To Live, To Love, To Be

To Live, To Love, To Be.
By D.J. Britton

Sherman Cymru
Cast: Company 5
Director: Phillip Mackenzie

After last year’s glut of Shakespeare performances as part of the 2012 London Olympics, I was curious to see whether D.J. Britton’s play at Sherman Cymru offered a new angle on the world’s most famous, yet most anonymous playwright. It certainly seemed promising as I entered the smoky nether world of Theatre 2 and found myself looking down onto a six-metre wide séance table. Not so promising if you couldn’t manage the stairs in your wheelchair (Sherman Cymru take note), but director Phillip Mackenzie’s recreation of a Victorian séance beguiled immediately. This was a world of shadows and spirits and the smoke and cloying incense, redolent of death, were perfect in setting up what was to follow.

The giant séance table became a revolving stage upon which the spirit of William Shakespeare was to be summoned. Clever lighting and screening created an illusion of people and ghosts passing through different time frames, enhanced by ethereal music composed by John Rae. By remixing and stripping music composed for or influenced by Shakespeare’s work, Rae had created an original soundscape which gave a spiritual, unworldly feel to the performance. It worked well.

As to the performance, Britton used the form of a séance as a platform to explore the people and factors which may have influenced or inspired Shakespeare’s writing. This makes for an interesting concept, but the influences introduced here were linked together to form an unconventional narrative. It wasn’t long before I was confused as to who was who and what was going on. The performance switched between characters from Shakespeare’s childhood to rather long extracts from some of his plays, intersected with choreographed writhing from Shakespeare’s spirit summoned from the afterlife. Fortunately Shakespeare’s spirit seemed to vanish for most of the latter part of the production. I had to resist looking at my watch during the long and weighty chunks from Macbeth and The Tempest, but thankfully these were balanced by the delightful adaptation of The Shepherds play from the Wakefield Mystery Cycle. Thought to have been written in the mid fifteenth century, this play would most certainly have been familiar to Shakespeare as it was performed by travelling players at religious festivals around the country, annually. This was by far the best part of the evening.

Company 5 is the Sherman’s own community performance group. It has an open door policy, no auditions are held and members range in age from twenty to sixty years old. Under Mackenzie’s direction, they gave a strong performance. There was nothing amateurish about the acting from any of the sixteen members of the cast. Paul Jenkins as the Mayor gave a particularly good performance, made more striking by his white dinner suit and hat. The delivery of the rhyming couplets in The Shepherds play by George Goding as Mak was engaging and a treat to watch.

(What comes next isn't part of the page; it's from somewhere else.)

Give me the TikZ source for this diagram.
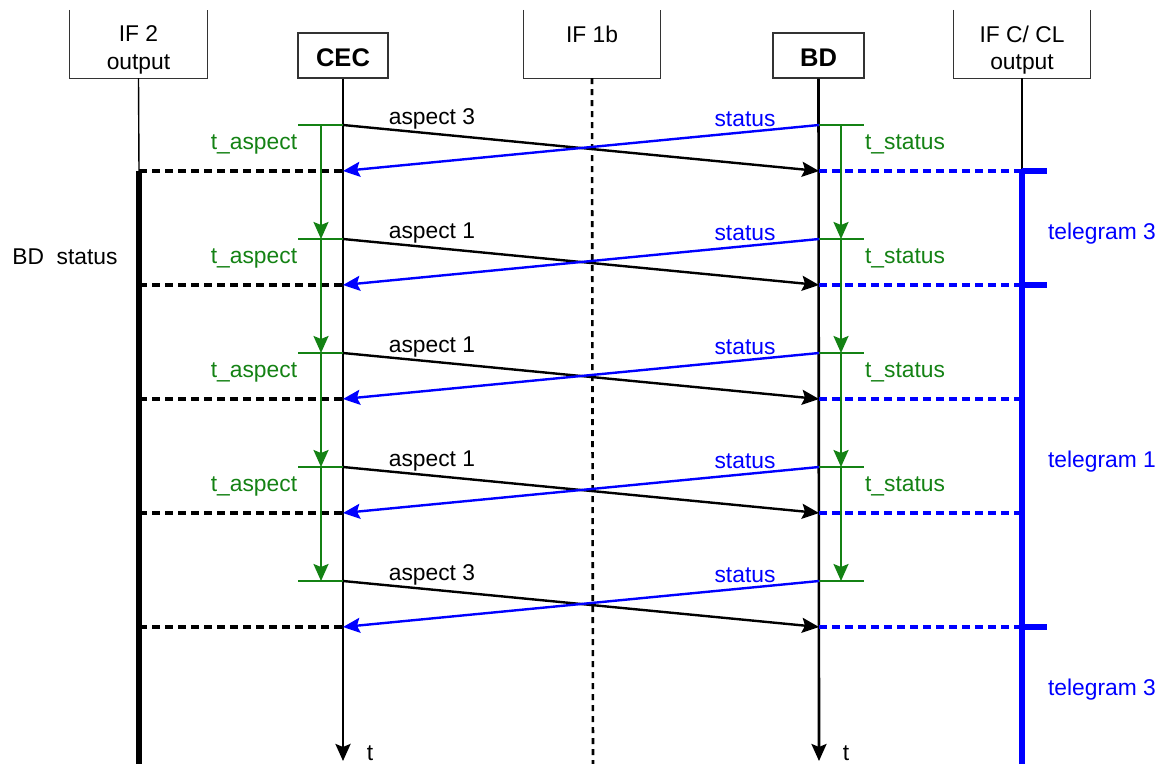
\documentclass[tikz,border=0pt]{standalone}
\usepackage{fontspec}
\setmainfont{Liberation Sans}
\usetikzlibrary{arrows.meta}
\definecolor{dgreen}{RGB}{20,130,20}
\definecolor{mblue}{RGB}{0,0,255}
\begin{document}
\begin{tikzpicture}[x=1pt,y=-1pt,
  font=\fontsize{22.8}{26}\selectfont,
  every node/.style={inner sep=0pt},
  boxln/.style={line width=1.2pt,black!80},
  life/.style={line width=2.6pt},
  tip/.style={-{Stealth[length=17pt,width=15pt,inset=3pt]}},
  msg/.style={line width=2.4pt,tip},
  gtick/.style={dgreen,line width=1.4pt},
  garr/.style={dgreen,line width=2.2pt,tip},
  dashln/.style={line width=3.2pt,dash pattern=on 8pt off 5pt},
  thickln/.style={line width=5.5pt},
  boldlbl/.style={font=\bfseries\fontsize{25.5}{30}\selectfont}
]
\useasboundingbox (0,0) rectangle (1167,763);

% header boxes
\node[minimum width=137pt,minimum height=68pt] (if2) at (138.5,44) {};
\draw[boxln] (if2.north west) -- (if2.south west) -- (if2.south east) -- (if2.north east);
\node (if2a) at (138.5,34) {IF 2};
\node (if2b) at (138.5,64) {output};

\node[draw,boxln,minimum width=90pt,minimum height=45pt] (cec) at (343,55.5) {};
\node[boldlbl] (cect) at (343,58) {CEC};

\node[minimum width=136pt,minimum height=68pt] (if1b) at (592,44) {};
\draw[boxln] (if1b.north west) -- (if1b.south west) -- (if1b.south east) -- (if1b.north east);
\node (if1bt) at (592,34) {IF 1b};

\node[draw,boxln,minimum width=91pt,minimum height=45pt] (bd) at (818.5,55.5) {};
\node[boldlbl] (bdt) at (818.5,58) {BD};

\node[minimum width=136pt,minimum height=68pt] (ifc) at (1022,44) {};
\draw[boxln] (ifc.north west) -- (ifc.south west) -- (ifc.south east) -- (ifc.north east);
\node (ifca) at (1022,34) {IF C/ CL};
\node (ifcb) at (1022,64) {output};

% lifelines
\coordinate (if2s) at (139,171);
\coordinate (if2e) at (139,770);
\draw[line width=1.4pt] (if2.south) -- (if2s);
\draw[thickln] (if2s) -- (if2e);

\coordinate (ifcs) at (1022,171);
\coordinate (ifce) at (1022,770);
\draw[line width=1.4pt] (ifc.south) -- (ifcs);
\draw[thickln,mblue] (ifcs) -- (ifce);

\coordinate (if1be) at (593,770);
\draw[line width=2.6pt,dash pattern=on 6pt off 5pt] (if1b.south) -- (if1be);

\coordinate (cecend) at (343,761);
\draw[life,tip] (cec.south) -- (cecend);
\node (tc) at (370,753) {t};
\coordinate (bdend) at (819,761);
\draw[life,tip] (bd.south) -- (bdend);
\node (tb) at (846,753) {t};

% rows
\foreach \i/\lab in {1/3,2/1,3/1,4/1,5/3} {
  \pgfmathsetmacro\ya{125+114*(\i-1)}
  \pgfmathsetmacro\yb{\ya+46}
  \coordinate (ca\i) at (343,\ya);
  \coordinate (cb\i) at (343,\yb);
  \coordinate (ba\i) at (819,\ya);
  \coordinate (bb\i) at (819,\yb);
  \coordinate (ib\i) at (139,\yb);
  \coordinate (ob\i) at (1022,\yb);
  \coordinate (gl\i) at (298,\ya);
  \coordinate (gr\i) at (864,\ya);
  \coordinate (gv\i) at (321,\ya);
  \coordinate (hv\i) at (841,\ya);
  \draw[dashln] (ib\i) -- (cb\i);
  \draw[dashln,mblue] (bb\i) -- (ob\i);
  \draw[gtick] (gl\i) -- (ca\i);
  \draw[gtick] (ba\i) -- (gr\i);
  \draw[msg] (ca\i) -- (bb\i);
  \draw[msg,mblue] (ba\i) -- (cb\i);
  \node (asp\i) at (432,\ya-6) {aspect \lab};
  \node[text=mblue] (st\i) at (745,\ya-6) {status};
}

\foreach \i/\j in {1/2,2/3,3/4,4/5} {
  \draw[garr] (gv\i) -- (gv\j);
  \draw[garr] (hv\i) -- (hv\j);
  \pgfmathsetmacro\yl{144+114*(\i-1)}
  \node[text=dgreen] (ta\i) at (254,\yl) {t\_aspect};
  \node[text=dgreen] (ts\i) at (905,\yl) {t\_status};
}

% telegram ticks
\foreach \i in {1,2,5} {
  \coordinate (obt\i) at (1047,0 |- ob\i);
  \draw[thickln,mblue] (ob\i) -- (obt\i);
}

\node (bdst) at (65,257) {BD\hspace{0.55em}status};
\node[text=mblue] (tg1) at (1102,234) {telegram 3};
\node[text=mblue] (tg2) at (1102,462) {telegram 1};
\node[text=mblue] (tg3) at (1102,690) {telegram 3};
\end{tikzpicture}
\end{document}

Overall, this is a good company of fine actors who handled the material well. It was the content that really let the performance down. What was it all about? Why was the Welsh influence overplayed? Who were all the characters and what were their roles? I came away with too many questions and not enough answers. But maybe that was Britton’s intention. When all the shouting and conjecture is over, we still don’t know much about Shakespeare or about what influenced his writing. As King Lear said, ‘Nothing can come of nothing’.